▶ **To do**: In your copy, leave out the pictures; write out all the data exactly.

--- Data segment ---

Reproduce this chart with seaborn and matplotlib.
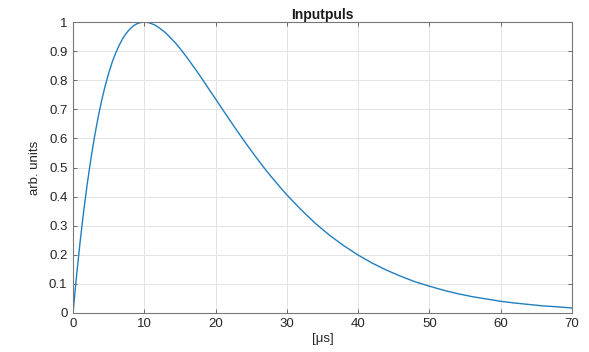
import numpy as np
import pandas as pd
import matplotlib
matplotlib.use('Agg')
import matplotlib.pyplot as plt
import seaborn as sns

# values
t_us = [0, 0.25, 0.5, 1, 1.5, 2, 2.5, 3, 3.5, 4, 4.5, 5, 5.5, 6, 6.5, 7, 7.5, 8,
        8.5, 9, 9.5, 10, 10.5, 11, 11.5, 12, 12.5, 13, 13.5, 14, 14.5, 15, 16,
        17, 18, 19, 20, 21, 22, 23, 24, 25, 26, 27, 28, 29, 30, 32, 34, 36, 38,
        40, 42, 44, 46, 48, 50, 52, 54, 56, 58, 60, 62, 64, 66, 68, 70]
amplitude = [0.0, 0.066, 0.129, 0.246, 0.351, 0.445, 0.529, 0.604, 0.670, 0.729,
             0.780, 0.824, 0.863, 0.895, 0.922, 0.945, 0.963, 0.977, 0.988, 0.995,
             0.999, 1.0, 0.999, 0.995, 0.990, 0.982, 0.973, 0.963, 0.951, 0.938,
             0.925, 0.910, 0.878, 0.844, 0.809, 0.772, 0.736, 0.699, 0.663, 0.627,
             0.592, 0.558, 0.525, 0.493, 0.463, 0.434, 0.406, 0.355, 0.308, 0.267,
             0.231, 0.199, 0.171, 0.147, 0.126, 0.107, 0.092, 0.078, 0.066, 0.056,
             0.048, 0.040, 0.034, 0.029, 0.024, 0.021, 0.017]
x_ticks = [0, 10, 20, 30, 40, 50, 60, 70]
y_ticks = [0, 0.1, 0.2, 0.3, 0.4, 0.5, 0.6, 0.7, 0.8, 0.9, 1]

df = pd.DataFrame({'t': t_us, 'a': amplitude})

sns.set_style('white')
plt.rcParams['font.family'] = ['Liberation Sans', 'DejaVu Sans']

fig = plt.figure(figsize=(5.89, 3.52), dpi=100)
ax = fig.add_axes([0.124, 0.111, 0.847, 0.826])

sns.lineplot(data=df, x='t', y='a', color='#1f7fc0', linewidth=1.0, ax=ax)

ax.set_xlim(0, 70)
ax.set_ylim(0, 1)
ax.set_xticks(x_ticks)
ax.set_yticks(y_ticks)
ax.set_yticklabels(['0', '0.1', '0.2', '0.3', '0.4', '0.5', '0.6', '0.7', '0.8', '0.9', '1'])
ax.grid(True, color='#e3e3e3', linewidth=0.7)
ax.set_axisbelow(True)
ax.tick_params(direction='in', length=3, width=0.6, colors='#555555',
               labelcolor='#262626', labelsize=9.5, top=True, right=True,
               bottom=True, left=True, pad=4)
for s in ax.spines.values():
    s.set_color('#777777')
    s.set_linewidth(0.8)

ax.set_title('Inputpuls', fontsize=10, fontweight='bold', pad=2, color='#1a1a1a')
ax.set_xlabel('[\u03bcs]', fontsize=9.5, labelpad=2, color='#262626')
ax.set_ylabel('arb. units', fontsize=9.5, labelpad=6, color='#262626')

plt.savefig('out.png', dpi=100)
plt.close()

---

▶ **Reply**:
Reproduce this chart with seaborn and matplotlib.
import numpy as np
import pandas as pd
import matplotlib
matplotlib.use('Agg')
import matplotlib.pyplot as plt
import seaborn as sns

# values
t_us = [0, 0.25, 0.5, 1, 1.5, 2, 2.5, 3, 3.5, 4, 4.5, 5, 5.5, 6, 6.5, 7, 7.5, 8,
        8.5, 9, 9.5, 10, 10.5, 11, 11.5, 12, 12.5, 13, 13.5, 14, 14.5, 15, 16,
        17, 18, 19, 20, 21, 22, 23, 24, 25, 26, 27, 28, 29, 30, 32, 34, 36, 38,
        40, 42, 44, 46, 48, 50, 52, 54, 56, 58, 60, 62, 64, 66, 68, 70]
amplitude = [0.0, 0.066, 0.129, 0.246, 0.351, 0.445, 0.529, 0.604, 0.670, 0.729,
             0.780, 0.824, 0.863, 0.895, 0.922, 0.945, 0.963, 0.977, 0.988, 0.995,
             0.999, 1.0, 0.999, 0.995, 0.990, 0.982, 0.973, 0.963, 0.951, 0.938,
             0.925, 0.910, 0.878, 0.844, 0.809, 0.772, 0.736, 0.699, 0.663, 0.627,
             0.592, 0.558, 0.525, 0.493, 0.463, 0.434, 0.406, 0.355, 0.308, 0.267,
             0.231, 0.199, 0.171, 0.147, 0.126, 0.107, 0.092, 0.078, 0.066, 0.056,
             0.048, 0.040, 0.034, 0.029, 0.024, 0.021, 0.017]
x_ticks = [0, 10, 20, 30, 40, 50, 60, 70]
y_ticks = [0, 0.1, 0.2, 0.3, 0.4, 0.5, 0.6, 0.7, 0.8, 0.9, 1]

df = pd.DataFrame({'t': t_us, 'a': amplitude})

sns.set_style('white')
plt.rcParams['font.family'] = ['Liberation Sans', 'DejaVu Sans']

fig = plt.figure(figsize=(5.89, 3.52), dpi=100)
ax = fig.add_axes([0.124, 0.111, 0.847, 0.826])

sns.lineplot(data=df, x='t', y='a', color='#1f7fc0', linewidth=1.0, ax=ax)

ax.set_xlim(0, 70)
ax.set_ylim(0, 1)
ax.set_xticks(x_ticks)
ax.set_yticks(y_ticks)
ax.set_yticklabels(['0', '0.1', '0.2', '0.3', '0.4', '0.5', '0.6', '0.7', '0.8', '0.9', '1'])
ax.grid(True, color='#e3e3e3', linewidth=0.7)
ax.set_axisbelow(True)
ax.tick_params(direction='in', length=3, width=0.6, colors='#555555',
               labelcolor='#262626', labelsize=9.5, top=True, right=True,
               bottom=True, left=True, pad=4)
for s in ax.spines.values():
    s.set_color('#777777')
    s.set_linewidth(0.8)

ax.set_title('Inputpuls', fontsize=10, fontweight='bold', pad=2, color='#1a1a1a')
ax.set_xlabel('[\u03bcs]', fontsize=9.5, labelpad=2, color='#262626')
ax.set_ylabel('arb. units', fontsize=9.5, labelpad=6, color='#262626')

plt.savefig('out.png', dpi=100)
plt.close()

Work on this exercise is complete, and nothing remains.